**Set task:** Take the lines from the top down to and including the one with "x += tw(w) + gap" and repeat them exactly. Omit images.

**Information shown:**

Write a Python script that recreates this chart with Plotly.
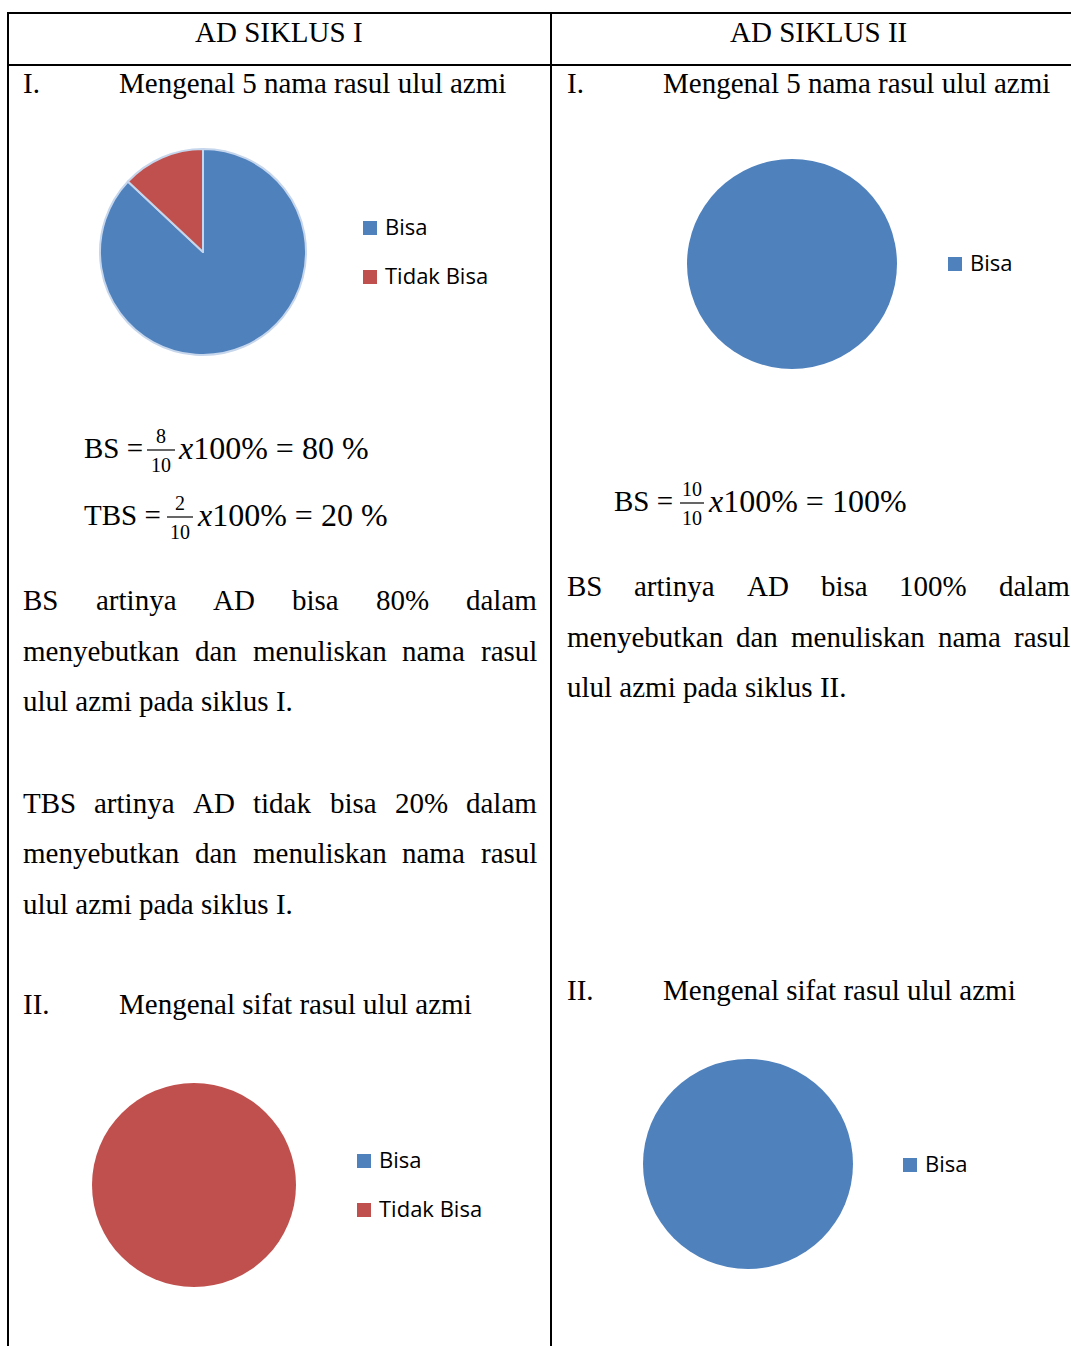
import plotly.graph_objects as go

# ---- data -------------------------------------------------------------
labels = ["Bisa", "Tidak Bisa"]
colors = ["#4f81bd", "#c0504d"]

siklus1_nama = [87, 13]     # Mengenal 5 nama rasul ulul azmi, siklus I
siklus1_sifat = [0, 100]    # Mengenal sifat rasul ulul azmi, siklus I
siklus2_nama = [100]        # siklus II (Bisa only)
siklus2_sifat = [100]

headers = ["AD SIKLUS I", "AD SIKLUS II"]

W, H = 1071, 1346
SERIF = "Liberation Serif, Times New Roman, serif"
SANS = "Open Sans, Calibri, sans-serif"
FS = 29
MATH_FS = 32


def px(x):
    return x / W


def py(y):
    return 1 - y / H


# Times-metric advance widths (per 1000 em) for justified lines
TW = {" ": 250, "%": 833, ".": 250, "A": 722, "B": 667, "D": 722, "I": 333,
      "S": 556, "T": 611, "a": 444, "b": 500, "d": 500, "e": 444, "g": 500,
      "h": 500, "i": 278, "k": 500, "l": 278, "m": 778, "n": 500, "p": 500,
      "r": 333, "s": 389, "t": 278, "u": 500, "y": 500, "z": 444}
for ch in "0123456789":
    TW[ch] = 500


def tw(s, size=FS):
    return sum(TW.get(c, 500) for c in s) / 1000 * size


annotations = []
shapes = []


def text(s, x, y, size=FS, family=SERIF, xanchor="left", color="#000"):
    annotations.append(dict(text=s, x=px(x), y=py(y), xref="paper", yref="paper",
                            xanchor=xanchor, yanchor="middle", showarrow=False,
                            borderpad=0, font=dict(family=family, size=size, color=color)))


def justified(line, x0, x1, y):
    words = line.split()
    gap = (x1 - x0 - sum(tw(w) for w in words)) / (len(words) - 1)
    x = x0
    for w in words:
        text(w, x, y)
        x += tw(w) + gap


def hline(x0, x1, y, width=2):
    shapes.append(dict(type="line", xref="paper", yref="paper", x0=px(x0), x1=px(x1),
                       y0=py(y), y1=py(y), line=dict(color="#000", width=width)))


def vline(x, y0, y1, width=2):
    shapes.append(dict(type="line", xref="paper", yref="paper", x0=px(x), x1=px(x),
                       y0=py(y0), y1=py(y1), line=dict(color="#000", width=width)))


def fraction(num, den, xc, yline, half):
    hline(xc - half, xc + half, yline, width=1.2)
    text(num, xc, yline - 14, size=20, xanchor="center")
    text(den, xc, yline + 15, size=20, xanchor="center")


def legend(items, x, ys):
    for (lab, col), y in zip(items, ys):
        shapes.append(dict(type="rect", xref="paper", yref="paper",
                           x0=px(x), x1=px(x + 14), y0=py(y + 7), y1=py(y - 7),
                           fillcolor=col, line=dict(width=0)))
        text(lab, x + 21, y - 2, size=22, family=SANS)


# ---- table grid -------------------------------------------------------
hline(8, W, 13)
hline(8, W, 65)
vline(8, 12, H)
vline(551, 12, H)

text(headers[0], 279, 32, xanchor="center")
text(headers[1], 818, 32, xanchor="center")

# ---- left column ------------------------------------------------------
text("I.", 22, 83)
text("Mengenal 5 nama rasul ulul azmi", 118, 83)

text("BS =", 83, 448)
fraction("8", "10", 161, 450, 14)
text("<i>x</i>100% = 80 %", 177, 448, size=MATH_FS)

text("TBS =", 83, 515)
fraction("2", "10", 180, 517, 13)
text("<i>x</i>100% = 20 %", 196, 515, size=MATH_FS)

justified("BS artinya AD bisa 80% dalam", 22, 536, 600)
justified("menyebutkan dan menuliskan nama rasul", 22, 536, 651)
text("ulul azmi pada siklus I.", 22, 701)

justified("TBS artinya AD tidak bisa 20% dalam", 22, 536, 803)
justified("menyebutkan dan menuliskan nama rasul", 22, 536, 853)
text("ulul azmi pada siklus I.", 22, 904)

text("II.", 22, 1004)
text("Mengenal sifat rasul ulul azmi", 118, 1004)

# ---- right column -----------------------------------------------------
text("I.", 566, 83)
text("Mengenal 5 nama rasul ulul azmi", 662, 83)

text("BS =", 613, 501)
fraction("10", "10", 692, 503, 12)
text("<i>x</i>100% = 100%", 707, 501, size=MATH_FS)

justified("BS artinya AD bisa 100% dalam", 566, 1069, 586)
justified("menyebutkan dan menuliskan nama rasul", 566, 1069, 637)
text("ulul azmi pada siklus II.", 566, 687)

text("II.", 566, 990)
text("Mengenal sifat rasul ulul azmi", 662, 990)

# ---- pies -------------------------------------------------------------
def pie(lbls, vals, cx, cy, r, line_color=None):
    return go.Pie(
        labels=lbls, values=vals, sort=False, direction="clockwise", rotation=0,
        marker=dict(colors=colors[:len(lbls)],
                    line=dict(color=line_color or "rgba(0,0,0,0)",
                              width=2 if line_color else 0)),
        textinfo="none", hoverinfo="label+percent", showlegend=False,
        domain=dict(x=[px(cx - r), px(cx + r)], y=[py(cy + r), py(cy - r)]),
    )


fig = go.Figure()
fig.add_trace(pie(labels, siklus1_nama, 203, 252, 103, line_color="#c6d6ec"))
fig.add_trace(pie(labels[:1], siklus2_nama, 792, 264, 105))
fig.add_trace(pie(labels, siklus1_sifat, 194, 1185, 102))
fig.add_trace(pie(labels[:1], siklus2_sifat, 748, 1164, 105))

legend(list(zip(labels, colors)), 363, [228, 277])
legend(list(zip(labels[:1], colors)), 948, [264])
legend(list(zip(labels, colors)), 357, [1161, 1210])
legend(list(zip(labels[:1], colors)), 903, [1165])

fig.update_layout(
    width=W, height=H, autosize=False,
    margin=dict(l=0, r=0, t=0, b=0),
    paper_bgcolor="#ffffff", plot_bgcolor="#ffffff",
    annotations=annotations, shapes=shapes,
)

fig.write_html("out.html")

**In response:**
Write a Python script that recreates this chart with Plotly.
import plotly.graph_objects as go

# ---- data -------------------------------------------------------------
labels = ["Bisa", "Tidak Bisa"]
colors = ["#4f81bd", "#c0504d"]

siklus1_nama = [87, 13]     # Mengenal 5 nama rasul ulul azmi, siklus I
siklus1_sifat = [0, 100]    # Mengenal sifat rasul ulul azmi, siklus I
siklus2_nama = [100]        # siklus II (Bisa only)
siklus2_sifat = [100]

headers = ["AD SIKLUS I", "AD SIKLUS II"]

W, H = 1071, 1346
SERIF = "Liberation Serif, Times New Roman, serif"
SANS = "Open Sans, Calibri, sans-serif"
FS = 29
MATH_FS = 32


def px(x):
    return x / W


def py(y):
    return 1 - y / H


# Times-metric advance widths (per 1000 em) for justified lines
TW = {" ": 250, "%": 833, ".": 250, "A": 722, "B": 667, "D": 722, "I": 333,
      "S": 556, "T": 611, "a": 444, "b": 500, "d": 500, "e": 444, "g": 500,
      "h": 500, "i": 278, "k": 500, "l": 278, "m": 778, "n": 500, "p": 500,
      "r": 333, "s": 389, "t": 278, "u": 500, "y": 500, "z": 444}
for ch in "0123456789":
    TW[ch] = 500


def tw(s, size=FS):
    return sum(TW.get(c, 500) for c in s) / 1000 * size


annotations = []
shapes = []


def text(s, x, y, size=FS, family=SERIF, xanchor="left", color="#000"):
    annotations.append(dict(text=s, x=px(x), y=py(y), xref="paper", yref="paper",
                            xanchor=xanchor, yanchor="middle", showarrow=False,
                            borderpad=0, font=dict(family=family, size=size, color=color)))


def justified(line, x0, x1, y):
    words = line.split()
    gap = (x1 - x0 - sum(tw(w) for w in words)) / (len(words) - 1)
    x = x0
    for w in words:
        text(w, x, y)
        x += tw(w) + gap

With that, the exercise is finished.